Con el tiempo comprenden que es inútil discutir con un hijo que vuelve a casa drogado. Es inútil pasarse las noches pegados al teléfono para saber dónde están. Pero llega un momento en que Debora cree que ya no es capaz de mantener su “postura”. Es su salvación. Por educación, estaba convencida de que podría con cualquier situación. «Pero los hijos me habían machacado tanto que tuve que rendirme al hecho de que necesitaba a Simone». La otra “salvación” son los amigos. Un día, una amiga le dice a Debora: «Existe la posibilidad de un trabajo como ayudante de dentista. Había pensado en tu hija, que es tan dulce y acogedora». ¿Su hija era así? «Tras sobrevivir a la enésima discusión, esas palabras me hicieron levantar la mirada. Los amigos también ayudan a eso: a ver con un poco más de distancia. Solo por el bien que quieren, para ti y para tus hijos».

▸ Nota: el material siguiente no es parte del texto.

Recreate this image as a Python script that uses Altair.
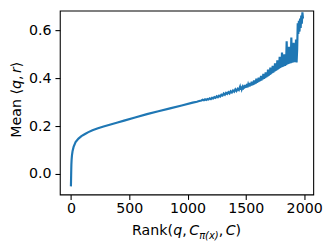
import altair as alt
import pandas as pd

# ---- data ----
rank_smooth = [0, 1, 2, 3, 4, 6, 9, 14, 23, 40, 65, 90, 121, 150, 185, 232,
               280, 340, 400, 456, 550, 652, 750, 850, 950, 1044, 1080, 1100]
mean_smooth = [-0.052, -0.03, -0.005, 0.02, 0.04, 0.06, 0.078, 0.095, 0.113,
               0.133, 0.148, 0.158, 0.167, 0.175, 0.183, 0.191, 0.198, 0.207,
               0.215, 0.223, 0.236, 0.250, 0.262, 0.274, 0.286, 0.298, 0.302,
               0.305]

rank_noisy = (list(range(1120, 1450, 10)) + list(range(1450, 1945, 5))
              + list(range(1945, 1995, 5)))
mean_noisy = [
    # 1120 - 1440 (every 10)
    0.307, 0.310, 0.308, 0.312, 0.309, 0.313, 0.311, 0.316, 0.313, 0.318,
    0.316, 0.321, 0.318, 0.325, 0.321, 0.327, 0.324, 0.331, 0.328, 0.336,
    0.331, 0.339, 0.335, 0.342, 0.337, 0.346, 0.341, 0.349, 0.344, 0.354,
    0.347, 0.356, 0.351,
    # 1450 - 1940 (every 5)
    0.364, 0.352, 0.366, 0.355, 0.362, 0.353, 0.369, 0.357, 0.372, 0.360,
    0.370, 0.361, 0.376, 0.362, 0.373, 0.365, 0.381, 0.366, 0.378, 0.369,
    0.386, 0.371, 0.382, 0.373, 0.391, 0.376, 0.387, 0.378, 0.398, 0.381,
    0.393, 0.384, 0.403, 0.386, 0.398, 0.389, 0.410, 0.392, 0.404, 0.395,
    0.418, 0.398, 0.412, 0.401, 0.425, 0.404, 0.420, 0.407, 0.436, 0.410,
    0.428, 0.414, 0.445, 0.417, 0.436, 0.421, 0.452, 0.424, 0.444, 0.428,
    0.462, 0.431, 0.452, 0.434, 0.475, 0.437, 0.460, 0.440, 0.490, 0.443,
    0.470, 0.446, 0.508, 0.448, 0.478, 0.450, 0.500, 0.452, 0.488, 0.455,
    0.555, 0.458, 0.495, 0.460, 0.532, 0.462, 0.505, 0.463, 0.570, 0.465,
    0.512, 0.466, 0.548, 0.467, 0.515, 0.468, 0.562, 0.466, 0.520,
    # 1945 - 1990 (final rise)
    0.630, 0.585, 0.640, 0.595, 0.650, 0.610, 0.662, 0.628, 0.676, 0.650,
]

x_ticks = [0, 500, 1000, 1500, 2000]
y_ticks = [0.0, 0.2, 0.4, 0.6]

df = pd.DataFrame({"rank": rank_smooth + rank_noisy,
                   "mean": mean_smooth + mean_noisy})

W, H = 259, 188
FONT = "DejaVu Sans"
FS = 14.5

line = alt.Chart(df).mark_line(color="#1f77b4", strokeWidth=2.2).encode(
    x=alt.X("rank:Q",
            scale=alt.Scale(domain=[-94.8, 2078], nice=False, zero=False),
            axis=alt.Axis(values=x_ticks, format="d", title=None)),
    y=alt.Y("mean:Q",
            scale=alt.Scale(domain=[-0.086, 0.683], nice=False, zero=False),
            axis=alt.Axis(values=y_ticks, format=".1f", title=None)),
)

one = pd.DataFrame({"k": [0]})


def seg(text, x, y, size=FS, italic=False, angle=None):
    kw = dict(text=text, align="left", baseline="alphabetic", font=FONT,
              fontSize=size, color="black")
    if italic:
        kw["fontStyle"] = "italic"
    if angle is not None:
        kw["angle"] = angle
    return alt.Chart(one).mark_text(**kw).encode(x=alt.value(x), y=alt.value(y))


# x-axis title: Rank(q, C_{π(x)}, C)
bx = 229.5
xt = [
    seg("Rank(", 73.75, bx),
    seg("q", 115.95, bx, italic=True),
    seg(",", 125.15, bx),
    seg("C", 132.25, bx, italic=True),
    seg("π(x)", 142.35, bx + 3.5, size=10.15, italic=True),
    seg(",", 162.35, bx),
    seg("C", 169.45, bx, italic=True),
    seg(")", 179.55, bx),
]

# y-axis title: Mean ⟨q, r⟩ (rotated)
by = -40
yt = [
    seg("Mean", by, 129.9, angle=270),
    seg("⟨", by, 85.8, angle=270),
    seg("q", by, 80.1, italic=True, angle=270),
    seg(",", by, 70.9, angle=270),
    seg("r", by, 63.8, italic=True, angle=270),
    seg("⟩", by, 57.8, angle=270),
]

chart = alt.layer(line, *xt, *yt).properties(
    width=W, height=H,
    autosize=alt.AutoSizeParams(type="none"),
    padding={"left": 53, "top": 0, "right": 12, "bottom": 51},
).configure_view(
    stroke="black", strokeWidth=1.1
).configure_axis(
    domain=False, grid=False, tickColor="black", tickSize=5, tickWidth=1.1,
    labelFont=FONT, labelFontSize=FS, labelColor="black",
).configure_axisX(
    labelPadding=2
).configure_axisY(
    labelPadding=4
)

chart.save("out.html", embed_options={"renderer": "svg", "actions": False})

Ahora las dos chicas se han ido de casa. Las han ayudado a hacerse autónomas. Los problemas no han desaparecido, pero un día la mayor propone en una cena: «Para celebrar los veinte años que llevamos con vosotros, ¿por qué no hacemos un viaje todos juntos?». Nunca ha dicho explícitamente: os quiero. «Esa noche lo “dijo” de otra manera. A su manera», concluye Simone.